Tarabya Koleksiyonumuzun fotoğraf çekimleri için mekan araştırırken çıktı karşımıza Anemas Zindanları. Tarihi ve mimari özelliklerini araştırınca o kadar etkilendik ki hiç düşünmeden kararımızı verdik, çekimlerimizin bir kısmını mutlaka Anemas’da yapmalıydık. Prodüksiyon açısından zor bir çekim oldu fakat kesinlikle fotoğraflar tam da hayal ettiğimiz gibi oldu.

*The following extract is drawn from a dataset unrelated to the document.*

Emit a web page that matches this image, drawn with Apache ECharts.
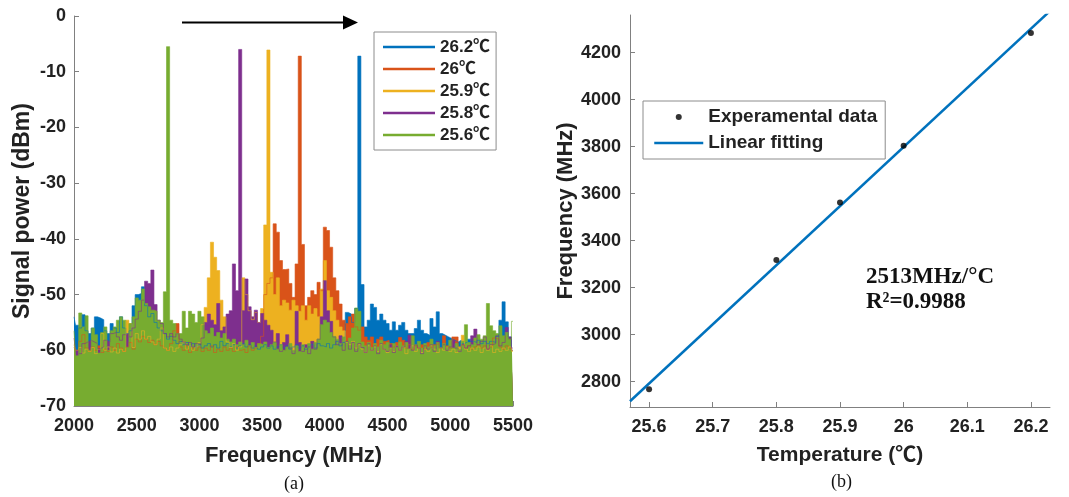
<!DOCTYPE html>
<html lang="en">
<head>
    <meta charset="UTF-8">
    <title>Spectrum vs temperature</title>
    <script src="https://cdn.jsdelivr.net/npm/echarts@6.0.0/dist/echarts.min.js"></script>
    <style>
        html, body { margin: 0; padding: 0; background: #fff; }
        #main { width: 1069px; height: 497px; }
    </style>
</head>
<body>
<div id="main"></div>
<script>
    // (a) spectra, one value every 25 MHz from 2000 to 5500 MHz (dBm)
    var freqStart = 2000, freqStep = 25;
    var seriesNames = ['26.2℃', '26℃', '25.9℃', '25.8℃', '25.6℃'];
    var seriesColors = ['#0072BD', '#D95319', '#EDB120', '#7E2F8E', '#77AC30'];

    var p262 = [
        -54, -55.5, -56, -53.6, -56.5, -57, -56, -54, -54.2, -54.5,
        -56.5, -57, -55.2, -56, -56.8, -54, -56, -57, -56.5, -52,
        -50, -49.8, -48.6, -52, -54, -53.4, -55, -56, -56.5, -57,
        -58, -57.5, -58.2, -58.8, -58.4, -59, -58.6, -59.2, -58.8, -59.4,
        -59, -59.6, -59.2, -58.8, -59.4, -59, -59.6, -58.4, -59.2, -58.8,
        -59.4, -59, -59.6, -59.2, -58.8, -59.4, -59, -59.6, -59.2, -59.8,
        -59.4, -59, -59.6, -59.2, -59.8, -59.4, -59, -59.6, -59.2, -59.8,
        -59.4, -59, -59.6, -59.2, -59.8, -59.4, -59, -59.6, -58.8, -59.2,
        -59.4, -58.8, -59.6, -59, -58.4, -59.2, -58.6, -53.2, -53.5, -55,
        -52.5, -7.2, -48.2, -55.8, -54.6, -51.7, -52.3, -54.6, -53.5, -54.6,
        -55.2, -56.4, -54.9, -56.4, -55.5, -55, -56.4, -57, -57, -56.1,
        -54.6, -56.4, -57, -57.3, -54.3, -55.8, -53.1, -57, -57.3, -57.6,
        -57.9, -58.2, -58.5, -58.2, -58.8, -58.5, -58, -58.4, -58.6, -58.2,
        -58.8, -58.4, -58.8, -58.4, -58.6, -57.5, -54.6, -51.3, -54.9, -57.6, -60
    ];
    var p260 = [
        -59.5, -60, -58.4, -57.2, -59.6, -60.2, -59.4, -60, -59.2, -60.4,
        -59.8, -60.2, -59.4, -60, -58.8, -59.6, -60.2, -59.4, -58.6, -59.8,
        -58, -58.5, -57.5, -58, -58.6, -58.2, -59, -58.4, -59.2, -59.6,
        -60, -58.8, -56.5, -55.2, -59.4, -60, -59.2, -60.4, -59.6, -60,
        -59.4, -60.2, -59.6, -60, -59.2, -60.4, -59.8, -60.2, -59.4, -60,
        -59.6, -60.2, -59.4, -60, -59.8, -60.4, -59.2, -60, -59.6, -58.8,
        -57.5, -50, -48, -47, -37.3, -38.8, -43.9, -45.5, -45.4, -48,
        -50.5, -44.5, -7.2, -41, -52, -50.5, -49.3, -50, -47.8, -49.3,
        -37.9, -38.5, -41.5, -47, -49.3, -51.7, -54.6, -55.2, -54, -53.5,
        -55.8, -56.4, -55.8, -57.6, -58.2, -57.6, -58.8, -58, -57.6, -58.4,
        -58.2, -58.8, -59.4, -58.6, -57.7, -58.2, -59.6, -59, -59.8, -59.2,
        -59.6, -59, -59.8, -58.6, -59.4, -59, -58.8, -59.6, -57.4, -59.2,
        -59.6, -57.6, -57.6, -59.4, -59, -59.6, -59.2, -59.8, -59.4, -59,
        -59.6, -59.2, -59.8, -59.4, -57.8, -58, -59.4, -59.8, -59.2, -59.6, -60
    ];
    var p259 = [
        -59, -60, -59.5, -60.5, -59.8, -60.2, -59.5, -60.6, -59.8, -57,
        -60, -59.4, -60.3, -59.6, -60.5, -59.8, -60.2, -54.6, -55.2, -59.5,
        -57, -58, -56.5, -58, -57.5, -58.5, -59, -58, -56, -59.6,
        -60, -59.4, -60.2, -59.6, -59, -58.5, -59.8, -59.2, -60, -59.4,
        -58.6, -55.4, -52.3, -47, -40.6, -43.3, -45.7, -51, -54, -58.5,
        -59.5, -58.8, -60, -59.4, -47, -50, -52.9, -54.5, -53.2, -55,
        -52.5, -37.5, -6.1, -46, -50, -47, -52, -51, -51.5, -52.8,
        -51, -52, -53, -52, -54.6, -52, -53.5, -52.5, -54, -49,
        -43.9, -49.3, -50.5, -52.9, -54.6, -55.8, -56.5, -58.6, -59, -58.4,
        -59.6, -59, -59.8, -60.4, -59.2, -60, -59.4, -60.2, -59, -59.8,
        -60.4, -59.6, -60.2, -59.2, -60, -59.4, -60.6, -59.8, -59.2, -60.2,
        -59.6, -60.4, -59.8, -60.2, -59.2, -59.8, -60.4, -59.6, -60, -59.4,
        -60.2, -59.8, -60.4, -59.4, -57.3, -59.8, -60.2, -59.6, -60, -59.4,
        -60.4, -59.6, -60, -59.2, -60.4, -59.8, -60.2, -59.6, -60, -59.4, -60.2
    ];
    var p258 = [
        -57.8, -60, -60.6, -58.8, -58.5, -58.2, -58.5, -58.8, -59.7, -59.4,
        -58.2, -58.5, -57, -56.8, -57.6, -58.2, -57.2, -57, -57.6, -56,
        -54.4, -53, -51, -47.6, -48, -45.6, -51.8, -54.6, -55.2, -57,
        -57.6, -57, -57.6, -57, -58, -58.5, -59, -58.6, -59.4, -58.8,
        -59, -57.8, -55, -53.5, -54.6, -55.4, -51.6, -56.5, -55.8, -53.5,
        -52.9, -44.5, -49.3, -6, -52.9, -47.2, -52.2, -54, -52.8, -55,
        -53.4, -54.6, -55.5, -56.4, -58.5, -57, -60.2, -58.6, -57.2, -59.6,
        -60.6, -53, -58.6, -60.2, -59, -60.6, -58.4, -59.8, -58, -54,
        -47.5, -52.9, -54.8, -57.6, -59, -57.4, -60, -58.4, -59.8, -58.6,
        -60.2, -58.8, -59.5, -60.4, -58.8, -60, -59.2, -60.6, -58.8, -59.8,
        -60.2, -59, -60.4, -59.2, -60, -59.4, -58.4, -57.3, -60, -59,
        -59.6, -60.6, -59.2, -59.8, -59, -60.2, -58.4, -59.6, -59, -60,
        -59.4, -58.2, -59.6, -60.2, -59, -59.6, -59.2, -57.4, -56.2, -59,
        -58.4, -57.6, -59.8, -59, -58.8, -57.4, -59.2, -58.6, -55.9, -57.6, -59.6
    ];
    var p256 = [
        -56.5, -61, -53.3, -55.8, -53.8, -60, -56, -57.2, -60.5, -56.8,
        -55.8, -60, -56.5, -55.8, -54.6, -54, -54.6, -59.5, -55.2, -54,
        -50.6, -51, -49, -51.6, -52.2, -52.8, -53, -54.6, -55, -49.5,
        -5.5, -54.6, -55.2, -57, -57, -53, -56, -53, -53.5, -55,
        -53, -54, -56.5, -57, -56, -57.5, -56.8, -57.8, -57, -58,
        -58.5, -58, -59, -58.5, -59, -58.2, -59.2, -58.6, -59.5, -58.8,
        -59, -58.5, -59.5, -59, -58.6, -59.8, -59, -60, -59.4, -58.8,
        -60, -59.2, -60.2, -59, -59.6, -58.8, -59.8, -58.6, -58, -55.4,
        -54.6, -55, -56.8, -57.5, -58, -58.8, -57.6, -58.5, -57.8, -56,
        -52.4, -53, -58.5, -59.2, -58.6, -59.5, -58.8, -59.4, -58.2, -59,
        -58.6, -59.6, -58.8, -59.5, -58.5, -59.2, -58.6, -59.8, -57.4, -59,
        -58.4, -59.6, -58.8, -59.4, -58, -59.2, -58.6, -59.6, -58.8, -59.4,
        -58.2, -59.6, -58.8, -59.8, -58.4, -55.4, -58.6, -59, -57.8, -57.2,
        -58, -57.4, -51.6, -55.6, -56.5, -57, -55.6, -57.4, -56.8, -58, -54.8
    ];
    var spectra = [p262, p260, p259, p258, p256];

    // (b) peak frequency against temperature
    var temps = [25.6, 25.8, 25.9, 26.0, 26.2];
    var peakFreqs = [2768, 3317, 3562, 3804, 4283];
    var tempMin = 25.57, tempMax = 26.23;

    function toPairs(vals) {
        return vals.map(function (v, i) { return [freqStart + i * freqStep, v]; });
    }

    // least squares fit of the measured points
    var n = temps.length, mx = 0, my = 0, sxx = 0, sxy = 0;
    temps.forEach(function (t, i) { mx += t / n; my += peakFreqs[i] / n; });
    temps.forEach(function (t, i) { sxx += (t - mx) * (t - mx); sxy += (t - mx) * (peakFreqs[i] - my); });
    var slope = sxy / sxx, icpt = my - slope * mx;
    var fitLine = [[tempMin, icpt + slope * tempMin], [tempMax, icpt + slope * tempMax]];

    var sans = '"Liberation Sans", Arial, "Noto Sans CJK SC", sans-serif';
    var serif = '"Liberation Serif", "Times New Roman", serif';
    var axisGray = '#808080';
    var ink = '#222';

    function plain(v) { return String(v); }

    function valueAxis(extra) {
        var base = {
            type: 'value',
            axisLine: { show: true, onZero: false, lineStyle: { color: axisGray, width: 1 } },
            axisTick: { show: true, inside: true, length: 5, lineStyle: { color: axisGray } },
            axisLabel: { fontSize: 18, fontWeight: 'bold', color: ink, fontFamily: sans, margin: 11, formatter: plain },
            splitLine: { show: false },
            nameLocation: 'middle',
            nameTextStyle: { fontWeight: 'bold', color: ink, fontFamily: sans }
        };
        return Object.assign(base, extra);
    }

    var series = spectra.map(function (vals, i) {
        return {
            name: seriesNames[i],
            type: 'line',
            xAxisIndex: 0,
            yAxisIndex: 0,
            step: 'middle',
            symbol: 'none',
            silent: true,
            data: toPairs(vals),
            lineStyle: { color: seriesColors[i], width: 0.6 },
            itemStyle: { color: seriesColors[i] },
            areaStyle: { origin: 'start', color: seriesColors[i], opacity: 1 }
        };
    });
    series.push({
        name: 'Experamental data',
        type: 'scatter',
        xAxisIndex: 1,
        yAxisIndex: 1,
        symbolSize: 6,
        itemStyle: { color: '#000' },
        data: temps.map(function (t, i) { return [t, peakFreqs[i]]; }),
        z: 3
    });
    series.push({
        name: 'Linear fitting',
        type: 'line',
        xAxisIndex: 1,
        yAxisIndex: 1,
        symbol: 'none',
        lineStyle: { color: '#0072BD', width: 2.5 },
        itemStyle: { color: '#0072BD' },
        data: fitLine,
        z: 2
    });

    var myChart = echarts.init(document.getElementById('main'), null, { renderer: 'canvas' });
    var option = {
        animation: false,
        backgroundColor: '#fff',
        grid: [
            { left: 74, top: 16, width: 439, height: 390 },
            { left: 630, top: 15, width: 420, height: 392 }
        ],
        xAxis: [
            valueAxis({ gridIndex: 0, min: 2000, max: 5500, interval: 500,
                name: 'Frequency (MHz)', nameGap: 39,
                nameTextStyle: { fontSize: 22, fontWeight: 'bold', color: ink, fontFamily: sans } }),
            valueAxis({ gridIndex: 1, min: tempMin, max: tempMax, splitNumber: 7,
                minInterval: 0.1, maxInterval: 0.1,
                name: 'Temperature (℃)', nameGap: 38,
                nameTextStyle: { fontSize: 21, fontWeight: 'bold', color: ink, fontFamily: sans },
                axisLabel: { fontSize: 18, fontWeight: 'bold', color: ink, fontFamily: sans, margin: 11,
                    formatter: plain, showMinLabel: false, showMaxLabel: false } })
        ],
        yAxis: [
            valueAxis({ gridIndex: 0, min: -70, max: 0, interval: 10,
                name: 'Signal power (dBm)', nameGap: 40,
                nameTextStyle: { fontSize: 23, fontWeight: 'bold', color: ink, fontFamily: sans },
                axisLabel: { fontSize: 18, fontWeight: 'bold', color: ink, fontFamily: sans, margin: 8, formatter: plain } }),
            valueAxis({ gridIndex: 1, min: 2692, max: 4360, splitNumber: 8,
                minInterval: 200, maxInterval: 200,
                name: 'Frequency (MHz)', nameGap: 52,
                nameTextStyle: { fontSize: 22, fontWeight: 'bold', color: ink, fontFamily: sans },
                axisLabel: { fontSize: 18, fontWeight: 'bold', color: ink, fontFamily: sans, margin: 9,
                    formatter: plain, showMinLabel: false, showMaxLabel: false } })
        ],
        legend: [
            {
                data: seriesNames,
                orient: 'vertical',
                left: 374,
                top: 32,
                icon: 'rect',
                itemWidth: 52,
                itemHeight: 2.5,
                itemGap: 0,
                padding: [4, 6, 4, 9],
                borderColor: '#8c8c8c',
                borderWidth: 1,
                selectedMode: false,
                textStyle: { fontSize: 17, fontWeight: 'bold', color: ink, fontFamily: sans, lineHeight: 22 }
            },
            {
                data: [
                    { name: 'Experamental data', icon: 'circle' },
                    { name: 'Linear fitting', itemStyle: { opacity: 0 } }
                ],
                orient: 'vertical',
                left: 643,
                top: 101,
                itemWidth: 49,
                itemHeight: 6,
                itemGap: 0,
                padding: [3, 8, 3, 10],
                borderColor: '#8c8c8c',
                borderWidth: 1,
                selectedMode: false,
                lineStyle: { width: 2.5 },
                textStyle: { fontSize: 19, fontWeight: 'bold', color: ink, fontFamily: sans, lineHeight: 26 }
            }
        ],
        graphic: [
            // arrow over the spectra
            { type: 'line', shape: { x1: 182, y1: 22.5, x2: 346, y2: 22.5 },
              style: { stroke: '#000', lineWidth: 2 } },
            { type: 'polygon', shape: { points: [[343, 15.5], [358, 22.5], [343, 29.5]] },
              style: { fill: '#000' } },
            // fit annotation
            { type: 'text', left: 866, top: 266,
              style: { text: '2513MHz/°C', font: 'bold 23px ' + serif, fill: '#111' } },
            { type: 'text', left: 866, top: 291,
              style: { text: 'R²=0.9988', font: 'bold 23px ' + serif, fill: '#111' } },
            // panel captions
            { type: 'text', left: 284, top: 475, style: { text: '(a)', font: '18px ' + serif, fill: '#111' } },
            { type: 'text', left: 831, top: 473, style: { text: '(b)', font: '18px ' + serif, fill: '#111' } }
        ],
        series: series
    };
    myChart.setOption(option);
</script>
</body>
</html>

Anemas Zindanları Bizans döneminin en büyük saray komplekslerinden biriymiş. Blaherne Sarayı’nın bir parçası olan Anemas Zindanları, Haliç’e yakın eski sur duvarlarına bitişik olarak inşa edilmiş 14 hücre odasından ve bu odaların altındaki iki katlı bodrumdan oluşuyor. Bizans’tan günümüze ayakta kalan tek yeraltı zindanı olan, tarihi ve mimari özellikleriyle dünyada başka benzeri bulunmayan Anemas Zindanları adını Arap asıllı bir Bizans askeri olan Mikhael Anemas‘tan alıyor. 1107 yılında İmparator I. Aleksios Komnenos’a karşı suikast girişimi tasarlarken yakalanan Anemas, suçunun cezasını zindandaki bir kuleye hapsedilerek çekmiş, gözlerine mil çekilip kör edilmesini ise imparatorun kızı Anna engellemiş. Anemas’ın ardından İmparator I. Kommenos, İmparator Isaakios ve oğlu Aleksios, veliaht Andronikos Palaiologos ile Sultan I. Murad’ın oğlu Savcı Bey gibi birçok ünlü kişinin de tutuklu kaldığı zindanın fetihten sonra ne amaçla kullanıldığı bilinmiyor.
Blakhernai Sarayı’na ait oldukları anlaşılan mahzenler ve kuleler oldukça geniş bir kompleks oluşturuyor. Üstünde 16. yüzyıl sonlarında inşa edilen İvaz Efendi Cami’nin bulunduğu terasın önünde bulunan bitişik kulelerden birine Anemas, diğerine ise İsaak Angelos Kulesi deniliyor.
Bizans döneminden bu güne kadar ayakta kalmış bir yapının içerisinde bu güne dair bambaşka bir şey yaşamak gerçekten çok etkileyici değil mi?